Should You Use an R&D Specialist or Do It Yourself?

You can prepare and submit an R&D claim yourself. The form (CT600L) is straightforward. The hard part is the technical narrative and the cost breakdown.

For a simple claim under £25,000 of qualifying spend, a competent finance person in your agency can probably handle it. For larger claims, or if your project structure is complex, use a specialist. As ICAEW qualified accountants working with agencies, we see the difference a well-prepared claim makes. HMRC enquiries are time-consuming and stressful. Getting the claim right the first time is cheaper than defending a bad one later.

If you are thinking about claiming for the first time, speak to us before you start writing the technical narrative. We can tell you within a 15-minute call whether your Klaviyo work is likely to qualify, and what evidence you need to gather.

Final Thoughts

R&D tax credits are not a reward for doing hard work. They are relief for genuinely advancing technology. If your agency is building custom Klaviyo flows that push the boundaries of what the platform can do, and you can document the technical uncertainty you resolved, you have a legitimate claim.

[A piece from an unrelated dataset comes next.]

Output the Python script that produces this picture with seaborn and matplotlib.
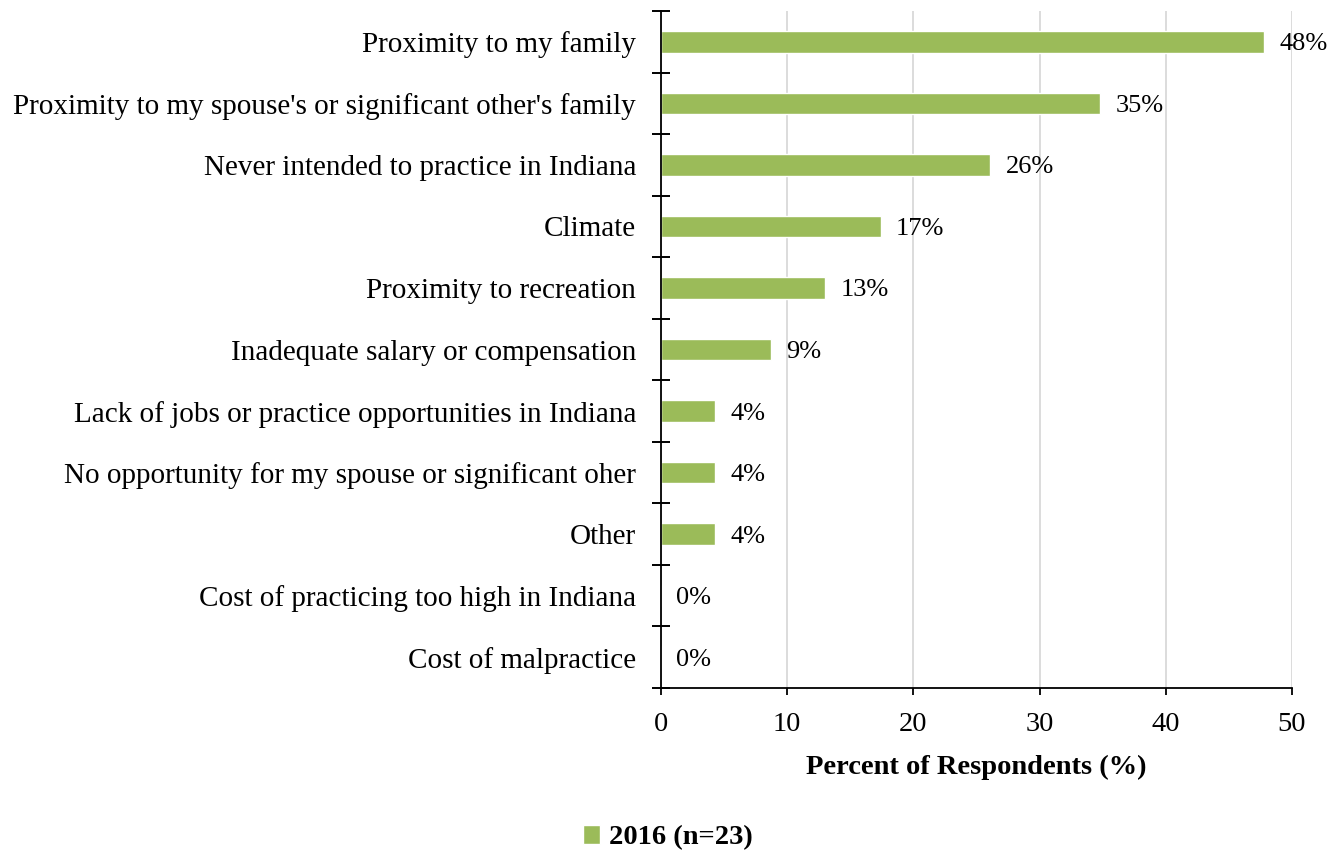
import matplotlib
matplotlib.use("Agg")
import matplotlib.pyplot as plt
from matplotlib.ticker import FixedLocator, NullFormatter
import pandas as pd
import seaborn as sns

# Reasons for leaving Indiana to practice
reasons = [
    "Proximity to my family",
    "Proximity to my spouse's or significant other's family",
    "Never intended to practice in Indiana",
    "Climate",
    "Proximity to recreation",
    "Inadequate salary or compensation",
    "Lack of jobs or practice opportunities in Indiana",
    "No opportunity for my spouse or significant oher",
    "Other",
    "Cost of practicing too high in Indiana",
    "Cost of malpractice",
]
percents = [47.8, 34.8, 26.1, 17.4, 13.0, 8.7, 4.3, 4.3, 4.3, 0.0, 0.0]
series_name = "2016 (n=23)"
x_ticks = [0, 10, 20, 30, 40, 50]

sns.set_theme(style="white")
plt.rcParams["font.family"] = ["Liberation Serif", "DejaVu Serif"]
plt.rcParams["text.color"] = "black"
plt.rcParams["axes.labelcolor"] = "black"

FS_CAT = 21
FS = 20.5
FS_VAL = 19

df = pd.DataFrame({"reason": reasons, "pct": percents, "series": series_name})

fig = plt.figure(figsize=(13.38, 8.52), dpi=100)
ax = fig.add_axes([661 / 1338, 1 - 688 / 852, (1292 - 661) / 1338, (688 - 11) / 852])

sns.barplot(data=df, x="pct", y="reason", hue="series", palette=["#9bbb59"],
            width=0.35, dodge=False, orient="h", ax=ax, saturation=1)

ax.set_xlim(0, 50)
ax.set_ylim(len(reasons) - 0.5, -0.5)
ax.set_xticks(x_ticks)
ax.set_xticklabels([str(t) for t in x_ticks], fontsize=FS, color="black")
ax.xaxis.grid(True, color="#d9d9d9", linewidth=1.3)
ax.set_axisbelow(True)

# category labels at the bars, tick marks on the boundaries between them
ax.tick_params(axis="y", which="major", left=True, length=0, labelsize=FS_CAT,
               labelcolor="black", pad=18)
ax.yaxis.set_minor_locator(FixedLocator([i - 0.5 for i in range(len(reasons) + 1)]))
ax.yaxis.set_minor_formatter(NullFormatter())
ax.tick_params(axis="y", which="minor", left=True, direction="inout", length=12.5,
               width=1.4, color="black")
ax.tick_params(axis="x", which="major", bottom=True, direction="out", length=5,
               width=1.3, color="black", pad=12)

for side in ["top", "right"]:
    ax.spines[side].set_visible(False)
for side in ["left", "bottom"]:
    ax.spines[side].set_color("black")
    ax.spines[side].set_linewidth(1.3)

ax.set_ylabel("")
ax.set_xlabel("Percent of Respondents (%)", fontsize=FS, fontweight="bold",
              labelpad=13, color="black")

# value labels beside each bar
for i, v in enumerate(percents):
    ax.text(v + 1.2, i, f"{v:.0f}%", va="center_baseline", ha="left",
            fontsize=FS_VAL, color="black")

sns.move_legend(ax, "center", bbox_to_anchor=(668 / 1338, 1 - 838 / 852),
                bbox_transform=fig.transFigure,
                title=None, frameon=False, handlelength=0.6, handleheight=0.6,
                handletextpad=0.3, prop={"size": FS, "weight": "bold"})

fig.savefig("out.png", dpi=100)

If you are just building well-crafted automations for clients, keep doing that. It is valuable work. But do not put an R&D claim around it. The risk of an HMRC enquiry is not worth the relatively small relief you might get.

For agencies that do have qualifying projects, the relief is substantial. A £50,000 qualifying project saves around £10,750 in corporation tax for a profitable agency. That is a meaningful amount of cash to reinvest in your team or your own technology stack.

If your contractor mix has changed in the last 12 months, or if you have taken on a project that required genuine technical problem-solving, ask your accountant before year-end. The claim must be made within two years of the end of the accounting period in which the R&D work took place. Miss that window, and the relief is gone permanently.